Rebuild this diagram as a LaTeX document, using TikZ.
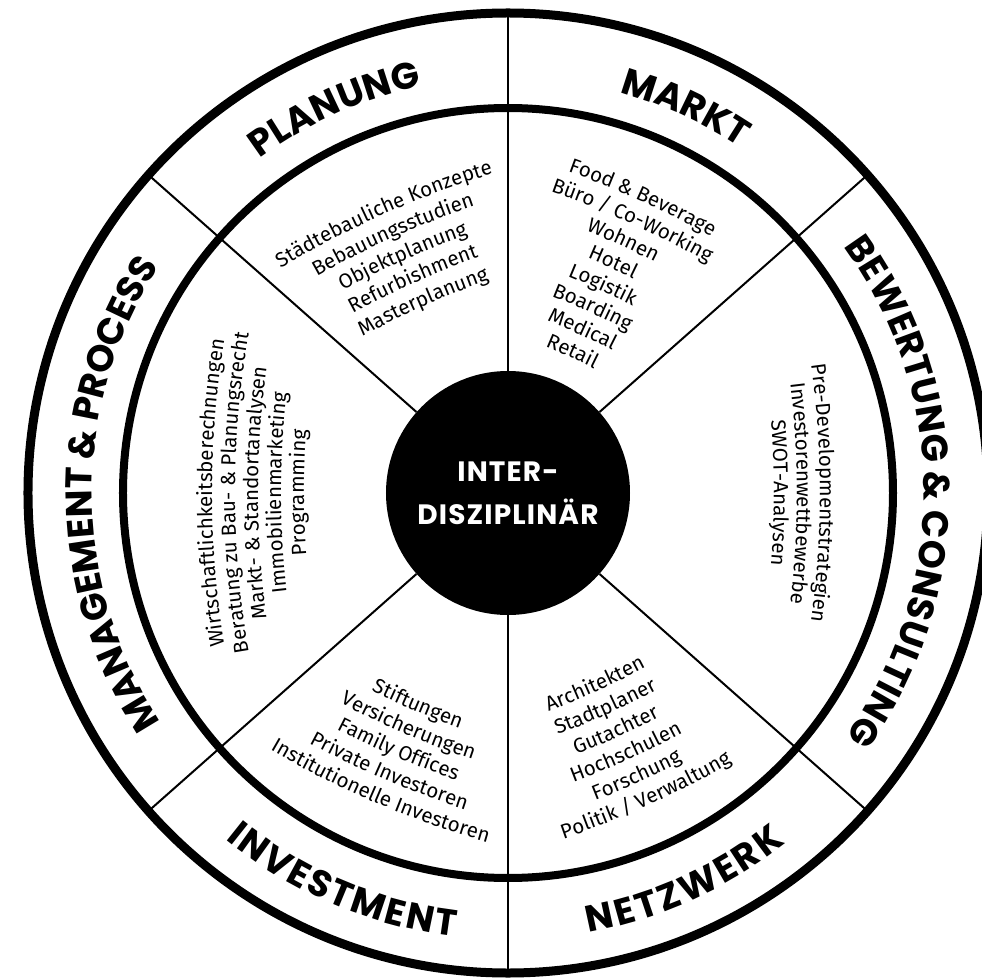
\documentclass[tikz,border=0pt]{standalone}
\usepackage{fontspec}
\usetikzlibrary{decorations.text}

\newfontfamily\titlefont{Poppins}
\newfontfamily\hubfamily{Poppins}[LetterSpace=4]
\newfontfamily\bodyfont{Fira Sans}

\newcommand\titletxt{\titlefont\bfseries\fontsize{37}{37}\selectfont}
\newcommand\hubtxt{\hubfamily\bfseries\fontsize{28}{43}\selectfont}
\newcommand\bodytxt{\bodyfont\fontsize{20.5}{23}\selectfont}

% one bent line of a text block: centre of the bend, radius, angle, text
\newcommand\bentcw[4]{\path[decorate, decoration={text along path, text align=center,
    text={|\bodytxt|#4}}] (#1) ++(#3+35:#2) arc[start angle=#3+35, end angle=#3-35, radius=#2];}
\newcommand\bentccw[4]{\path[decorate, decoration={text along path, text align=center,
    text={|\bodytxt|#4}}] (#1) ++(#3-35:#2) arc[start angle=#3-35, end angle=#3+35, radius=#2];}

\begin{document}
\begin{tikzpicture}[
    x = 1pt, y = 1pt,
    spoke/.style = {draw, line width = 2},
    ring/.style = {draw, line width = #1},
    hub/.style = {circle, fill = black, minimum size = 244, inner sep = 0pt,
      text = white, align = center, font = \hubtxt},
    ringtitle/.style = {decorate, decoration = {text along path,
        text align = fit to path, text = {|\titletxt|#1}}},
    ]

    \useasboundingbox (-508, -484) rectangle (474, 493);

    % centre disc
    \node[hub] (hub) at (0, 0) {INTER-\\DISZIPLINÄR};

    % spokes between the six fields
    \foreach \a [count = \i] in {41.5, 90, 138.5, 221.5, 270, 318.5}{
        \coordinate (rim\i) at (\a:480);
        \draw[spoke] (hub) -- (rim\i);
    }

    % the two rings
    \draw[ring = 9] (hub.center) circle[radius = 480];
    \draw[ring = 8] (hub.center) circle[radius = 385];

    % field titles, between the rings
    \path[ringtitle = {PLANUNG}] (126.6:416) arc[start angle = 126.6, end angle = 102, radius = 416];
    \path[ringtitle = {MARKT}] (74.4:416) arc[start angle = 74.4, end angle = 56.3, radius = 416];
    \path[ringtitle = {BEWERTUNG {\&} CONSULTING}] (36.3:416) arc[start angle = 36.3, end angle = -35.8, radius = 416];
    \path[ringtitle = {MANAGEMENT {\&} PROCESS}] (213.5:416) arc[start angle = 213.5, end angle = 147.3, radius = 416];
    \path[ringtitle = {INVESTMENT}] (230.8:447) arc[start angle = 230.8, end angle = 263.2, radius = 447];
    \path[ringtitle = {NETZWERK}] (280.4:447) arc[start angle = 280.4, end angle = 308.4, radius = 447];

    % Planung
    \coordinate (wPlan) at (294:645);
    \bentcw{wPlan}{950}{114}{Städtebauliche Konzepte}
    \bentcw{wPlan}{925}{114}{Bebauungsstudien}
    \bentcw{wPlan}{900}{114}{Objektplanung}
    \bentcw{wPlan}{875}{114}{Refurbishment}
    \bentcw{wPlan}{850}{114}{Masterplanung}

    % Markt
    \coordinate (wMarkt) at (245.5:665);
    \bentcw{wMarkt}{985.75}{65.5}{Food {\&} Beverage}
    \bentcw{wMarkt}{961.25}{65.5}{Büro / Co-Working}
    \bentcw{wMarkt}{936.75}{65.5}{Wohnen}
    \bentcw{wMarkt}{912.25}{65.5}{Hotel}
    \bentcw{wMarkt}{887.75}{65.5}{Logistik}
    \bentcw{wMarkt}{863.25}{65.5}{Boarding}
    \bentcw{wMarkt}{838.75}{65.5}{Medical}
    \bentcw{wMarkt}{814.25}{65.5}{Retail}

    % Bewertung & Consulting
    \coordinate (wBew) at (180:611);
    \bentcw{wBew}{923}{0}{Pre-Developmentstrategien}
    \bentcw{wBew}{900}{0}{Investorenwettbewerbe}
    \bentcw{wBew}{877}{0}{SWOT-Analysen}

    % Management & Process
    \coordinate (wMan) at (0:650);
    \bentcw{wMan}{946}{180}{Wirtschaftlichkeitsberechnungen}
    \bentcw{wMan}{923}{180}{Beratung zu Bau- {\&} Planungsrecht}
    \bentcw{wMan}{900}{180}{Markt- {\&} Standortanalysen}
    \bentcw{wMan}{877}{180}{Immobilienmarketing}
    \bentcw{wMan}{854}{180}{Programming}

    % Investment
    \coordinate (wInv) at (66.9:613);
    \bentccw{wInv}{850}{246.9}{Stiftungen}
    \bentccw{wInv}{875}{246.9}{Versicherungen}
    \bentccw{wInv}{900}{246.9}{Family Offices}
    \bentccw{wInv}{925}{246.9}{Private Investoren}
    \bentccw{wInv}{950}{246.9}{Institutionelle Investoren}

    % Netzwerk
    \coordinate (wNetz) at (114.4:620);
    \bentccw{wNetz}{837.5}{294.4}{Architekten}
    \bentccw{wNetz}{862.5}{294.4}{Stadtplaner}
    \bentccw{wNetz}{887.5}{294.4}{Gutachter}
    \bentccw{wNetz}{912.5}{294.4}{Hochschulen}
    \bentccw{wNetz}{937.5}{294.4}{Forschung}
    \bentccw{wNetz}{962.5}{294.4}{Politik / Verwaltung}

\end{tikzpicture}
\end{document}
===============
Direction:
Copy every line above word for word and exclude the pictures.

Complete answer:
Rebuild this diagram as a LaTeX document, using TikZ.
\documentclass[tikz,border=0pt]{standalone}
\usepackage{fontspec}
\usetikzlibrary{decorations.text}

\newfontfamily\titlefont{Poppins}
\newfontfamily\hubfamily{Poppins}[LetterSpace=4]
\newfontfamily\bodyfont{Fira Sans}

\newcommand\titletxt{\titlefont\bfseries\fontsize{37}{37}\selectfont}
\newcommand\hubtxt{\hubfamily\bfseries\fontsize{28}{43}\selectfont}
\newcommand\bodytxt{\bodyfont\fontsize{20.5}{23}\selectfont}

% one bent line of a text block: centre of the bend, radius, angle, text
\newcommand\bentcw[4]{\path[decorate, decoration={text along path, text align=center,
    text={|\bodytxt|#4}}] (#1) ++(#3+35:#2) arc[start angle=#3+35, end angle=#3-35, radius=#2];}
\newcommand\bentccw[4]{\path[decorate, decoration={text along path, text align=center,
    text={|\bodytxt|#4}}] (#1) ++(#3-35:#2) arc[start angle=#3-35, end angle=#3+35, radius=#2];}

\begin{document}
\begin{tikzpicture}[
    x = 1pt, y = 1pt,
    spoke/.style = {draw, line width = 2},
    ring/.style = {draw, line width = #1},
    hub/.style = {circle, fill = black, minimum size = 244, inner sep = 0pt,
      text = white, align = center, font = \hubtxt},
    ringtitle/.style = {decorate, decoration = {text along path,
        text align = fit to path, text = {|\titletxt|#1}}},
    ]

    \useasboundingbox (-508, -484) rectangle (474, 493);

    % centre disc
    \node[hub] (hub) at (0, 0) {INTER-\\DISZIPLINÄR};

    % spokes between the six fields
    \foreach \a [count = \i] in {41.5, 90, 138.5, 221.5, 270, 318.5}{
        \coordinate (rim\i) at (\a:480);
        \draw[spoke] (hub) -- (rim\i);
    }

    % the two rings
    \draw[ring = 9] (hub.center) circle[radius = 480];
    \draw[ring = 8] (hub.center) circle[radius = 385];

    % field titles, between the rings
    \path[ringtitle = {PLANUNG}] (126.6:416) arc[start angle = 126.6, end angle = 102, radius = 416];
    \path[ringtitle = {MARKT}] (74.4:416) arc[start angle = 74.4, end angle = 56.3, radius = 416];
    \path[ringtitle = {BEWERTUNG {\&} CONSULTING}] (36.3:416) arc[start angle = 36.3, end angle = -35.8, radius = 416];
    \path[ringtitle = {MANAGEMENT {\&} PROCESS}] (213.5:416) arc[start angle = 213.5, end angle = 147.3, radius = 416];
    \path[ringtitle = {INVESTMENT}] (230.8:447) arc[start angle = 230.8, end angle = 263.2, radius = 447];
    \path[ringtitle = {NETZWERK}] (280.4:447) arc[start angle = 280.4, end angle = 308.4, radius = 447];

    % Planung
    \coordinate (wPlan) at (294:645);
    \bentcw{wPlan}{950}{114}{Städtebauliche Konzepte}
    \bentcw{wPlan}{925}{114}{Bebauungsstudien}
    \bentcw{wPlan}{900}{114}{Objektplanung}
    \bentcw{wPlan}{875}{114}{Refurbishment}
    \bentcw{wPlan}{850}{114}{Masterplanung}

    % Markt
    \coordinate (wMarkt) at (245.5:665);
    \bentcw{wMarkt}{985.75}{65.5}{Food {\&} Beverage}
    \bentcw{wMarkt}{961.25}{65.5}{Büro / Co-Working}
    \bentcw{wMarkt}{936.75}{65.5}{Wohnen}
    \bentcw{wMarkt}{912.25}{65.5}{Hotel}
    \bentcw{wMarkt}{887.75}{65.5}{Logistik}
    \bentcw{wMarkt}{863.25}{65.5}{Boarding}
    \bentcw{wMarkt}{838.75}{65.5}{Medical}
    \bentcw{wMarkt}{814.25}{65.5}{Retail}

    % Bewertung & Consulting
    \coordinate (wBew) at (180:611);
    \bentcw{wBew}{923}{0}{Pre-Developmentstrategien}
    \bentcw{wBew}{900}{0}{Investorenwettbewerbe}
    \bentcw{wBew}{877}{0}{SWOT-Analysen}

    % Management & Process
    \coordinate (wMan) at (0:650);
    \bentcw{wMan}{946}{180}{Wirtschaftlichkeitsberechnungen}
    \bentcw{wMan}{923}{180}{Beratung zu Bau- {\&} Planungsrecht}
    \bentcw{wMan}{900}{180}{Markt- {\&} Standortanalysen}
    \bentcw{wMan}{877}{180}{Immobilienmarketing}
    \bentcw{wMan}{854}{180}{Programming}

    % Investment
    \coordinate (wInv) at (66.9:613);
    \bentccw{wInv}{850}{246.9}{Stiftungen}
    \bentccw{wInv}{875}{246.9}{Versicherungen}
    \bentccw{wInv}{900}{246.9}{Family Offices}
    \bentccw{wInv}{925}{246.9}{Private Investoren}
    \bentccw{wInv}{950}{246.9}{Institutionelle Investoren}

    % Netzwerk
    \coordinate (wNetz) at (114.4:620);
    \bentccw{wNetz}{837.5}{294.4}{Architekten}
    \bentccw{wNetz}{862.5}{294.4}{Stadtplaner}
    \bentccw{wNetz}{887.5}{294.4}{Gutachter}
    \bentccw{wNetz}{912.5}{294.4}{Hochschulen}
    \bentccw{wNetz}{937.5}{294.4}{Forschung}
    \bentccw{wNetz}{962.5}{294.4}{Politik / Verwaltung}

\end{tikzpicture}
\end{document}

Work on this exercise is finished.